__Exercise requirements__: From the records below, please print only the lines from the one containing "What TikZ code" through the one containing "(title) at (0,20)", both included. Skip the pictures.

__The input__:
** BEGIN **

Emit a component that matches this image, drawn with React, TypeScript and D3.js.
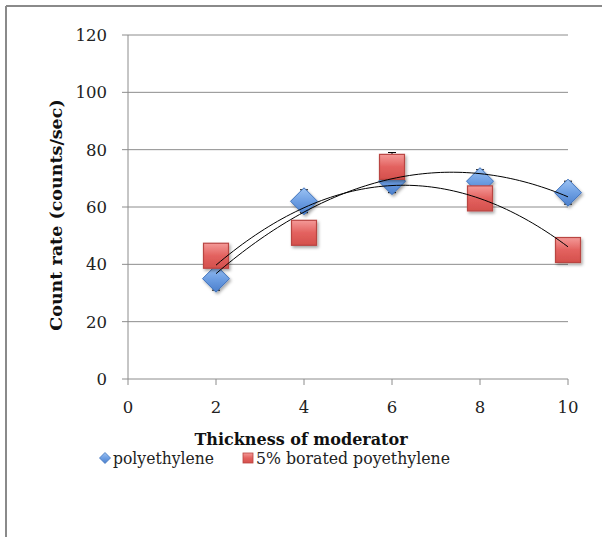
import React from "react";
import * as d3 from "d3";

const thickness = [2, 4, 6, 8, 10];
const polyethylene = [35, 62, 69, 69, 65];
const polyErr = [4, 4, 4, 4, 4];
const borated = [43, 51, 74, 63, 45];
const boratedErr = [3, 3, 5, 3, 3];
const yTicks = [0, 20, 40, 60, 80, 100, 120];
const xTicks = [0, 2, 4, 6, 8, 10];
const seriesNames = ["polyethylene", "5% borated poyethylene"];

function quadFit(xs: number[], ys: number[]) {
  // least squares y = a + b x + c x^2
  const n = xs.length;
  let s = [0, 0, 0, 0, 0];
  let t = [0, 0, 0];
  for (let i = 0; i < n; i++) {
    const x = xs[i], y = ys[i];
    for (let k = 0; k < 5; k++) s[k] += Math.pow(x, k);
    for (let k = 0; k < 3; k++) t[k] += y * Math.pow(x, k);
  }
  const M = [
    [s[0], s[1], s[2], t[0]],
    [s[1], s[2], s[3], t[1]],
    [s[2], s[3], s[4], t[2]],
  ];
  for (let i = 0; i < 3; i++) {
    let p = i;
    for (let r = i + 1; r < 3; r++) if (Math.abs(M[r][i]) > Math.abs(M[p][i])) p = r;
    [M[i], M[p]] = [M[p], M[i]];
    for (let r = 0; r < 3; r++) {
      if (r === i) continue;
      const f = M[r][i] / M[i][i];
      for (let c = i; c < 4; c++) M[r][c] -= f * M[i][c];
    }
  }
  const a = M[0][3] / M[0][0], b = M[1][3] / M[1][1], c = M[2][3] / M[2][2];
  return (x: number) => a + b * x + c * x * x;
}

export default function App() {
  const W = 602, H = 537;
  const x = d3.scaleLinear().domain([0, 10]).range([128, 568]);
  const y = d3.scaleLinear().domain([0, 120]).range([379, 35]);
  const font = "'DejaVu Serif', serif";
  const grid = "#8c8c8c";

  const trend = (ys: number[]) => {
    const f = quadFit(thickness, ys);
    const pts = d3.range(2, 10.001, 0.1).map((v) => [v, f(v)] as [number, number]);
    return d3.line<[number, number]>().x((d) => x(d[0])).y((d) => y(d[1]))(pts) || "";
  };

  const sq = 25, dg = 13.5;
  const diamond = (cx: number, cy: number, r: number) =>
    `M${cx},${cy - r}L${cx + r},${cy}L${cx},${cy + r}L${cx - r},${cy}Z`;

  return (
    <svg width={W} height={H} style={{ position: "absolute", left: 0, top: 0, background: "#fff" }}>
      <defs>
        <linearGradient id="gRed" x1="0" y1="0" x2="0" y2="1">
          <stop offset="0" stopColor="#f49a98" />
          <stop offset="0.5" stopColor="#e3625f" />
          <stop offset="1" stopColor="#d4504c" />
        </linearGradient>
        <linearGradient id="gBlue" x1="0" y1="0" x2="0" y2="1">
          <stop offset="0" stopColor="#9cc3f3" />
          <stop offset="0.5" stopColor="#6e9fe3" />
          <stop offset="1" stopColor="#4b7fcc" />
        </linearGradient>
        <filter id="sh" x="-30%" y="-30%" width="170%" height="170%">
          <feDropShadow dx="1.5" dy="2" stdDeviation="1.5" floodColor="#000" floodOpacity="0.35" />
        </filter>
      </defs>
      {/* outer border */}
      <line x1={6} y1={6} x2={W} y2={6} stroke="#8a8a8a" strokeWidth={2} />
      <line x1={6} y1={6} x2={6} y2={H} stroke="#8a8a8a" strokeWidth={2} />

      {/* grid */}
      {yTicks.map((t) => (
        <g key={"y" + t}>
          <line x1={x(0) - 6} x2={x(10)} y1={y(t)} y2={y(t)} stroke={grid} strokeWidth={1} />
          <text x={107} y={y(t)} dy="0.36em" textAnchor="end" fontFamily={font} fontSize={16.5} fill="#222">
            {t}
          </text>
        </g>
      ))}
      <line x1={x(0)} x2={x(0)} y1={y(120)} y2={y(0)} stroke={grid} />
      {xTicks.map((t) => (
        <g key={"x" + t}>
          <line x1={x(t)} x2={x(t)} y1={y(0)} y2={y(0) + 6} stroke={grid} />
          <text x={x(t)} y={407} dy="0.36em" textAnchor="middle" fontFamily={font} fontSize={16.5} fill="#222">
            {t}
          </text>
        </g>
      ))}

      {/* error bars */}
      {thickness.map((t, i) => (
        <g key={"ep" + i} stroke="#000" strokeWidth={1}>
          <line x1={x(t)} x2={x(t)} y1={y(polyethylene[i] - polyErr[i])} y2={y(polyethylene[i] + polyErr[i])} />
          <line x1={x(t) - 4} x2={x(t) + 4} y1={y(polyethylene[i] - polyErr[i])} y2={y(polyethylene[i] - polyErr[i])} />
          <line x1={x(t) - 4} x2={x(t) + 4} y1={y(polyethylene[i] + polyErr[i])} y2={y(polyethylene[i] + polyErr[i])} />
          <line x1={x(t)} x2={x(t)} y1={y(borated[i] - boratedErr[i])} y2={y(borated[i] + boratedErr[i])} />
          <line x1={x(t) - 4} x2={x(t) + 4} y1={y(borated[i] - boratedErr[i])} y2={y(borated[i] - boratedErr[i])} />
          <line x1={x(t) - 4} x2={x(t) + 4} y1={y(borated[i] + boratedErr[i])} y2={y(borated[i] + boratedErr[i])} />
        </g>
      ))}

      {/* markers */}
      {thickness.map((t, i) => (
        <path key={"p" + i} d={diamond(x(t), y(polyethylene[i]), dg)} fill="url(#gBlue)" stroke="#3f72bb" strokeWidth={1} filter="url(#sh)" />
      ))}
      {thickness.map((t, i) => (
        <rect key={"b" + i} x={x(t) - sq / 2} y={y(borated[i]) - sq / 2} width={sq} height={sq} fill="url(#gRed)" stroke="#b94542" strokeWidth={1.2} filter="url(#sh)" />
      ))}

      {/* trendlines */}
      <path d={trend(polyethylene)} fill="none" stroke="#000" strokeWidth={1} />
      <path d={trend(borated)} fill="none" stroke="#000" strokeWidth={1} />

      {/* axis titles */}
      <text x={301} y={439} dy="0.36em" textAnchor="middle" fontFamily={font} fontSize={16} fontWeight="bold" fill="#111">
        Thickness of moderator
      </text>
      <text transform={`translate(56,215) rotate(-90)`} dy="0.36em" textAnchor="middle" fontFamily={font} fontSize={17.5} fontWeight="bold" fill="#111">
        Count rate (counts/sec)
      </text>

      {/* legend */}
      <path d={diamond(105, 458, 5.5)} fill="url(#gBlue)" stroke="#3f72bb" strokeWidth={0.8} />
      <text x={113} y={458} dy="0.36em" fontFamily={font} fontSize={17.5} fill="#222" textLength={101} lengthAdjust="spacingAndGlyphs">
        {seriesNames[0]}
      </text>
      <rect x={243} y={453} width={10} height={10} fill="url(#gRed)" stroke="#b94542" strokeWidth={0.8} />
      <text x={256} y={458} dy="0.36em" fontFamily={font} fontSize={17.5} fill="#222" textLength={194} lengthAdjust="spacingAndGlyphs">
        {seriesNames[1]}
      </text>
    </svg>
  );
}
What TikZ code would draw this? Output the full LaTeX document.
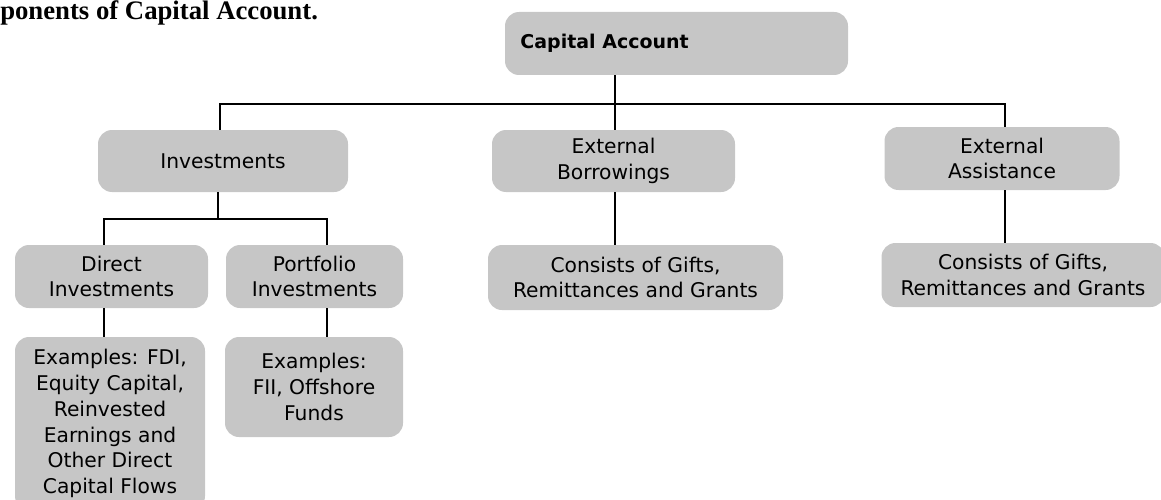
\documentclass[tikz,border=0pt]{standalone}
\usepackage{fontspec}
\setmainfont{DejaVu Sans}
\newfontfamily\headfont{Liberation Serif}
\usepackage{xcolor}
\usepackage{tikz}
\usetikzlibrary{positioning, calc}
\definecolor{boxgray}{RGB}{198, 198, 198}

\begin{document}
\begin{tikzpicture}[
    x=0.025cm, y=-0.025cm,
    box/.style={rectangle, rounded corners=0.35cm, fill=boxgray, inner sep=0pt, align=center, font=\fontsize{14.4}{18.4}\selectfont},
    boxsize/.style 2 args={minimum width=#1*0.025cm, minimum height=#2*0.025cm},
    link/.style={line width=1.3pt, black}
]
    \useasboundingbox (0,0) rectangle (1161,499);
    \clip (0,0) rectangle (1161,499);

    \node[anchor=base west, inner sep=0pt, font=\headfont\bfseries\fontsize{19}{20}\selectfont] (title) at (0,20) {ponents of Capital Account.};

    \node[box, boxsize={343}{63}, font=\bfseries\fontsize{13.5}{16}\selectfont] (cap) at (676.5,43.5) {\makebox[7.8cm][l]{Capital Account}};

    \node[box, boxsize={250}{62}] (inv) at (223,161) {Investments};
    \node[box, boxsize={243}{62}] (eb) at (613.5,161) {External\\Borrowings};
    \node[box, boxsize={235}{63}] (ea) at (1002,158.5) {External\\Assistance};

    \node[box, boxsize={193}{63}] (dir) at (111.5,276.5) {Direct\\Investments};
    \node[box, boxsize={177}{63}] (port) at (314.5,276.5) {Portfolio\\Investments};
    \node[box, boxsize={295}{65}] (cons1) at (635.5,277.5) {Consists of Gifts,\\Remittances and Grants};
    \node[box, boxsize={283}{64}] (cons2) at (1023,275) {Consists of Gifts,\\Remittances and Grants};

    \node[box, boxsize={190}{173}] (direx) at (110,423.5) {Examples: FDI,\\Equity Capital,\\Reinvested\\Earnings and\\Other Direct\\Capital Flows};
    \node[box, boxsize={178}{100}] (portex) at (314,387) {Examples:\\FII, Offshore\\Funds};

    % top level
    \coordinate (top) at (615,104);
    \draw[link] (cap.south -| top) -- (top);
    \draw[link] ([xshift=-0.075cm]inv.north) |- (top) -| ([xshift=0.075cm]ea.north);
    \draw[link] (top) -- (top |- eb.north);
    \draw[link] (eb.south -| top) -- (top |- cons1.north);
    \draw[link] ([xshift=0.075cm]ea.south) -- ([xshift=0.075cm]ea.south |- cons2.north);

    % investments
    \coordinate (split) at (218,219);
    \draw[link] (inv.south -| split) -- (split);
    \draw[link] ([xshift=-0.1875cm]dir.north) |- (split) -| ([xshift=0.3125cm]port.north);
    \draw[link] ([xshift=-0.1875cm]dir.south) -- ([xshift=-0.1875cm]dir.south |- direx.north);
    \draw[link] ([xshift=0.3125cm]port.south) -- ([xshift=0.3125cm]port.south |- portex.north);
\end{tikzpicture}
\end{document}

** END **

__Answer to the task__:
What TikZ code would draw this? Output the full LaTeX document.
\documentclass[tikz,border=0pt]{standalone}
\usepackage{fontspec}
\setmainfont{DejaVu Sans}
\newfontfamily\headfont{Liberation Serif}
\usepackage{xcolor}
\usepackage{tikz}
\usetikzlibrary{positioning, calc}
\definecolor{boxgray}{RGB}{198, 198, 198}

\begin{document}
\begin{tikzpicture}[
    x=0.025cm, y=-0.025cm,
    box/.style={rectangle, rounded corners=0.35cm, fill=boxgray, inner sep=0pt, align=center, font=\fontsize{14.4}{18.4}\selectfont},
    boxsize/.style 2 args={minimum width=#1*0.025cm, minimum height=#2*0.025cm},
    link/.style={line width=1.3pt, black}
]
    \useasboundingbox (0,0) rectangle (1161,499);
    \clip (0,0) rectangle (1161,499);

    \node[anchor=base west, inner sep=0pt, font=\headfont\bfseries\fontsize{19}{20}\selectfont] (title) at (0,20) {ponents of Capital Account.};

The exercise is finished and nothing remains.